Abuja, Nigeria – Muhammadu Buhari has been sworn in for a second term as Nigeria‘s president as he vowed to tackle security threats and root out corruption.
The 76-year-old leader was sworn in on Wednesday amid tight security in the Nigerian capital Abuja. He did not make a speech during the low-profile event attended by members of the diplomatic community.
Buhari, a former military ruler, won 56 percent of votes to defeat his main challenger and former Vice President Atiku Abubakar of the Peoples’ Democratic Party (PDP) in the February election.
Heightened insecurity remains a major challenge for Buhari as his first term was marked by kidnappings, bandit attacks, cattle rustling and communal conflicts.
Babatunde Fashola, a former government minister, told Al Jazeera that while security issues remain a challenge, Buhari has been entrusted to resolve them.
“[Insecurity] was a campaign issue on which the president has been re-elected, which shows the people’s trust in his ability to solve the problem,” Fashola said.
Buhari’s home state of Katsina itself has witnessed an escalation in violence, with several villages raided by armed bandits, while the Boko Haram armed group continues to operate in the the north east region.
Nnamdi Obasi, Nigeria researcher at the International Crisis Group (ICG), told Al Jazeera that persisting tensions in the northeast region could escalate into more violence.
“Boko Haram, now split into two factions, will continue its decade-long campaign to establish an Islamic state in the northeast, even as the herder-farmer violence has ebbed since the second half of 2018,” Obasi said.
Herders and farmers continue to fight over land and water in Nigeria’s fertile central region, with the clashes between them claiming hundreds of lives and displacing thousands more.
Oil sales account for the majority of the country’s foreign exchange reserves but communities in the oil-producing Niger Delta area have continued to complain of government neglect.
Armed groups from the area have attacked oil installations in the past, halting productions and kidnapping expatriate workers.
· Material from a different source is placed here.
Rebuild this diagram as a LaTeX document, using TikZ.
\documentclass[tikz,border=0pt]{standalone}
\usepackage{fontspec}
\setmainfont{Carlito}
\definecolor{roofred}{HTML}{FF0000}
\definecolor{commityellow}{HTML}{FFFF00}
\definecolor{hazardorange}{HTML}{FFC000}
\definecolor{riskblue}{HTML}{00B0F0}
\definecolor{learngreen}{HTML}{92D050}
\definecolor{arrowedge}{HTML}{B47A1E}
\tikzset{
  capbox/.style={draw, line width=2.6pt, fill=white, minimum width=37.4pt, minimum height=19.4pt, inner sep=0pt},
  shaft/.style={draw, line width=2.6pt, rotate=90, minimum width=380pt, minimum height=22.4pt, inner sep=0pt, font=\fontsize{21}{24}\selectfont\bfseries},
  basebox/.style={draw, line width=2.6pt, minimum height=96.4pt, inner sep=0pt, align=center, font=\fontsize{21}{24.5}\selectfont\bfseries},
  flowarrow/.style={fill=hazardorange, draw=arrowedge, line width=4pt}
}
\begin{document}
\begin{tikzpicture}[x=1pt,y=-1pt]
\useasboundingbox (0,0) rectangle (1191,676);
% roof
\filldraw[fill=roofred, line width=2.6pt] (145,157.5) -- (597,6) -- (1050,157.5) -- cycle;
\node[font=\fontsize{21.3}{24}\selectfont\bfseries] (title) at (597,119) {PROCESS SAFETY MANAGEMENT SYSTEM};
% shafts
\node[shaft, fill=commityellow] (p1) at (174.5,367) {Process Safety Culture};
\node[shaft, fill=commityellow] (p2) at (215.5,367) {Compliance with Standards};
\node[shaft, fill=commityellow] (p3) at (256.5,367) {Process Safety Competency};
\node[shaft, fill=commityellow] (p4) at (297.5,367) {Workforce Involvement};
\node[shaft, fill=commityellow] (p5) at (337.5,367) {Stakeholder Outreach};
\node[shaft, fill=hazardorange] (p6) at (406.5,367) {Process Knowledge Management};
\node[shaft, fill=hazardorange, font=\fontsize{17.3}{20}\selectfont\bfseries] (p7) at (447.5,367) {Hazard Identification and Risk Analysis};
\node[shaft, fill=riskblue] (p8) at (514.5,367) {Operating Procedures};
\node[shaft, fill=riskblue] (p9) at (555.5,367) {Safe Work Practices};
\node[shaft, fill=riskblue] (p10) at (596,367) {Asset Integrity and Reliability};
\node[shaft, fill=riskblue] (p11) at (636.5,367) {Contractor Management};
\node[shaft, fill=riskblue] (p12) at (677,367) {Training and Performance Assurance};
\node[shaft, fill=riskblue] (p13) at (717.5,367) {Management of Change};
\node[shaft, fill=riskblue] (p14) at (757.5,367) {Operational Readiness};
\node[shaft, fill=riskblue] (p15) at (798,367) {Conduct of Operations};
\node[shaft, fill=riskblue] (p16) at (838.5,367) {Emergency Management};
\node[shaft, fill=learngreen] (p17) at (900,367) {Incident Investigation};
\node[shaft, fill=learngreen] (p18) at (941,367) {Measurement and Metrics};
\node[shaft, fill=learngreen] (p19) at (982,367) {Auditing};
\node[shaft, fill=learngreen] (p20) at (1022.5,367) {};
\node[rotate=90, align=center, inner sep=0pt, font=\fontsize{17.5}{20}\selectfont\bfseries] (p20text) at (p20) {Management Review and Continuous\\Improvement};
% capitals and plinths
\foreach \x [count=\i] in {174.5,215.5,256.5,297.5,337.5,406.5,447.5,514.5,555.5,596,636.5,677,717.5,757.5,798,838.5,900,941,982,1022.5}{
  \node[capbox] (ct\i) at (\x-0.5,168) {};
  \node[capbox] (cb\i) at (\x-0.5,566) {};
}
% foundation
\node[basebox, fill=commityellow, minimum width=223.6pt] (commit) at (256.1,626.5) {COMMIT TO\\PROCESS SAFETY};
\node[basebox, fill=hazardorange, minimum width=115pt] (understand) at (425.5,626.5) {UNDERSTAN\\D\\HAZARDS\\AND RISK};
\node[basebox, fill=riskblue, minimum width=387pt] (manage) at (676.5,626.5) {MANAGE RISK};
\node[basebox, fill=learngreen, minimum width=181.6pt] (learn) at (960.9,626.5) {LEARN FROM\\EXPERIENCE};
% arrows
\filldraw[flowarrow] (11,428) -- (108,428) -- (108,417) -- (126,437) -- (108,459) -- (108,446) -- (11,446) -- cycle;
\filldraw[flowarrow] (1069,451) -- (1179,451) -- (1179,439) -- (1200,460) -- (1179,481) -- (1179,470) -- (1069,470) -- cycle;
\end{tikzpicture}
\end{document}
A government amnesty for the fighters led to monthly payments of stipends, and education programmes.
A project to clean up the areas polluted due to oil drilling activities is yet to take off.
“In the Niger Delta, the continuing delay in addressing environmental grievances and diverse regional demands, coupled with possible termination of the decade-long amnesty program, could lend room for opportunistic groups to resume sabotage of the petroleum industry,” Obasi said.
“Countrywide, massive youth employment, feeble policing and the deepening atmosphere of impunity, all suggest that kidnapping and other public safety situation could deteriorate further,” he added.
The unemployment rate has more than doubled to 23 percent since Buhari assumed office in 2015, while Nigeria has 90 million people living in extreme poverty, more than than any other country, according to findings based on a projection by the World Poverty Clock and compiled by the Brookings Institution.
Nigeria is Africa’s largest economy and economic analysts say the next four years offer another opportunity to fix the problems.
“On the monetary policy side, they need to abandon their fixation on the exchange rate. The Central Bank of Nigeria is not ready to deal with any economic shocks at the moment because they have boxed themselves into a tight corner while trying to manage the exchange rate”, Nonso Obikili, Director, an Abuja-based economist told Al Jazeera.
“I think the economy will continue to grow around two percent over the next one or two years. That of course is very bad given our population growth, poverty, and jobs crisis,” Obikili said.
Despite being sworn in, Buhari still faces a challenge from the defeated opposition PDP candidate Atiku Abubakar, who continues to dispute the election result at a tribunal.
The opposition has also criticised Buhari’s anti-corruption record in his first.
“The fight against corruption has been an abysmal failure to put it mildly. It turned from prosecution to persecution of perceived political foes,” Anthony Ehilebo, Head of Digital Media for the PDP’s presidential campaign team told Al Jazeera.